Recently, the average of DR001 has remained below 1.3%, and on April 2, the yield on 1-year AAA-rated commercial bank interbank certificates of deposit fell below 1.5%, hitting a record low, both indicating relatively low levels.

“This is mainly driven by the central bank’s large-scale net liquidity injections of 1.9 trillion yuan through MLF and reverse repos in January and February, as well as the relatively low net financing scale of government bonds in March. As a result, the central bank has moderately ‘withdrawn water’ in short- and medium-term liquidity management, signaling to guide stable funding conditions and prevent major market interest rates from deviating excessively downward from policy rates, which helps stabilize market expectations,” Wang Qing said.

However, Wang Qing pointed out that this does not mean the central bank will continue to tighten medium- and long-term liquidity. Once major market interest rates rise back near the policy rate, reverse repos are expected to resume net injections.

Looking at the whole year, Wang Qing analyzed that the central bank will comprehensively use tools such as reserve requirement ratio adjustments, government bond buying and selling, MLF, and reverse repos to maintain relatively stable and ample liquidity. This approach can ensure government bond issuance while signaling continued efforts to enhance quantity-based monetary policy tools.

The People’s Bank of China Monetary Policy Committee’s first-quarter 2026 meeting mentioned that, in the next phase, the main idea of monetary policy should be to leverage the combined effects of incremental and stock policies, use multiple tools comprehensively, strengthen monetary policy regulation, and, based on domestic and international economic and financial conditions and financial market operation, carefully manage the intensity, pace, and timing of policy implementation.

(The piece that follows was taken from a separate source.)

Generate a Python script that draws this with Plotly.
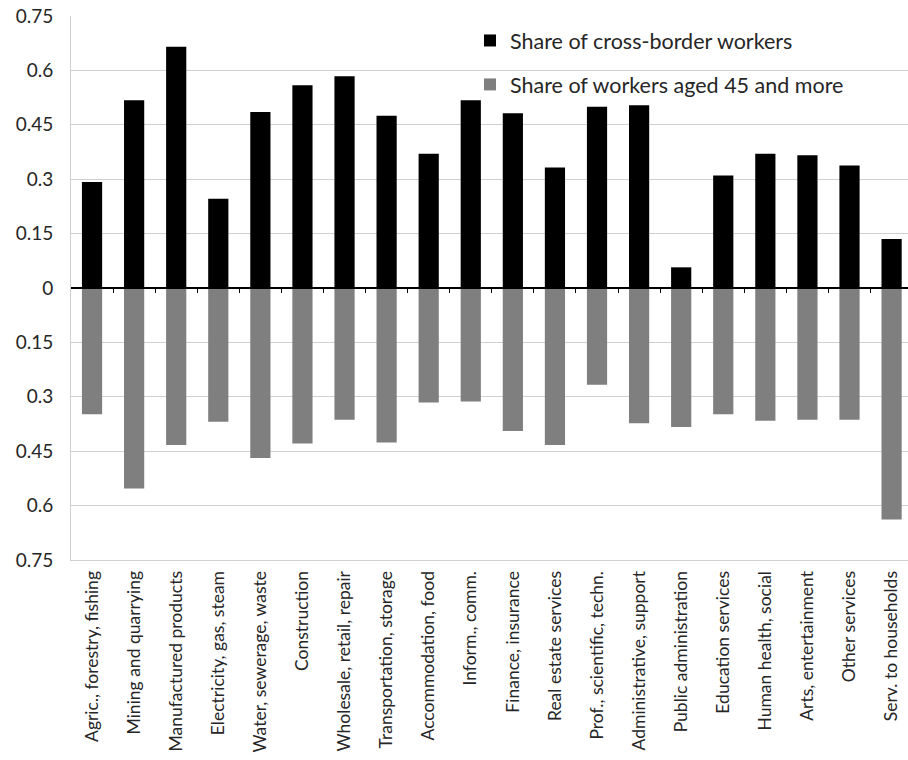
import plotly.graph_objects as go

categories = [
    "Agric., forestry, fishing", "Mining and quarrying", "Manufactured products",
    "Electricity, gas, steam", "Water, sewerage, waste", "Construction",
    "Wholesale, retail, repair", "Transportation, storage", "Accommodation, food",
    "Inform., comm.", "Finance, insurance", "Real estate services",
    "Prof., scientific, techn.", "Administrative, support", "Public administration",
    "Education services", "Human health, social", "Arts, entertainment",
    "Other services", "Serv. to households",
]
cross_border = [0.292, 0.518, 0.665, 0.246, 0.485, 0.559, 0.584, 0.475, 0.370,
                0.518, 0.482, 0.332, 0.500, 0.504, 0.057, 0.310, 0.370, 0.366,
                0.338, 0.135]
aged_45 = [0.348, 0.553, 0.433, 0.369, 0.469, 0.429, 0.363, 0.426, 0.316,
           0.313, 0.394, 0.433, 0.267, 0.373, 0.383, 0.348, 0.366, 0.363,
           0.363, 0.638]
tick_values = [0.75, 0.6, 0.45, 0.3, 0.15, 0, -0.15, -0.3, -0.45, -0.6, -0.75]
tick_labels = ["0.75", "0.6", "0.45", "0.3", "0.15", "0", "0.15", "0.3", "0.45", "0.6", "0.75"]

FONT = "Lato, Carlito, 'Open Sans', sans-serif"
TXT = "#262626"

fig = go.Figure()
fig.add_trace(go.Bar(x=categories, y=cross_border, name="Share of cross-border workers",
                     marker=dict(color="#000000", line=dict(width=0)), legendgroup="a"))
fig.add_trace(go.Bar(x=categories, y=[-v for v in aged_45], name="Share of workers aged 45 and more",
                     marker=dict(color="#7f7f7f", line=dict(width=0)), legendgroup="b"))

n = len(categories)
xr = [-0.5, n - 0.5 - 0.11]

fig.update_layout(
    width=908, height=760,
    margin=dict(l=71, r=0, t=16, b=200, autoexpand=False),
    paper_bgcolor="white", plot_bgcolor="white",
    barmode="relative", bargap=0.52,
    font=dict(family=FONT, color=TXT),
    showlegend=True,
    legend=dict(xref="container", yref="container", x=470 / 908, y=1 - 20 / 760,
                xanchor="left", yanchor="top", bgcolor="rgba(0,0,0,0)",
                font=dict(size=21.5, color=TXT), traceorder="grouped", tracegroupgap=13),
    xaxis=dict(range=xr, tickangle=-90, showgrid=False, showline=True,
               linecolor="#d0d0d0", linewidth=1, ticks="", ticklabelstandoff=3,
               tickfont=dict(size=17.5, color=TXT), mirror=False),
    xaxis2=dict(range=xr, overlaying="x", anchor="free", position=0.5, side="bottom",
                showline=True, linecolor="#000000", linewidth=1.5,
                tickmode="array", tickvals=[i + 0.5 for i in range(n)],
                ticks="outside", ticklen=4, tickcolor="#000000", tickwidth=1,
                showticklabels=False, showgrid=False, zeroline=False),
    yaxis=dict(range=[-0.75, 0.75], tickmode="array", tickvals=tick_values, ticktext=tick_labels,
               showgrid=True, gridcolor="#d0d0d0", gridwidth=1, zeroline=False,
               showline=True, linecolor="#d0d0d0", linewidth=1, ticks="",
               ticklabelstandoff=13, tickfont=dict(size=19, color=TXT)),
)
# invisible helper trace so the zero-line category axis is drawn
fig.add_trace(go.Scatter(x=[0], y=[0], xaxis="x2", mode="markers", marker=dict(opacity=0),
                         showlegend=False, hoverinfo="skip"))

fig.write_html("out.html", config={"displayModeBar": False},
               post_script="document.body.style.margin='0';")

In an interview, Wang Qing pointed out that since the end of February, evolving Middle East tensions have driven international oil prices sharply higher, and in March, the overall domestic price level showed a strong upward trend, which could also disturb economic growth momentum. In the short term, amid rising external uncertainties, domestic monetary policy will maintain ample market liquidity while also periodically leaning towards price stabilization, possibly delaying the timing of RRR cuts; if external shocks further disrupt domestic economic growth, monetary policy will respond with increased moderate easing.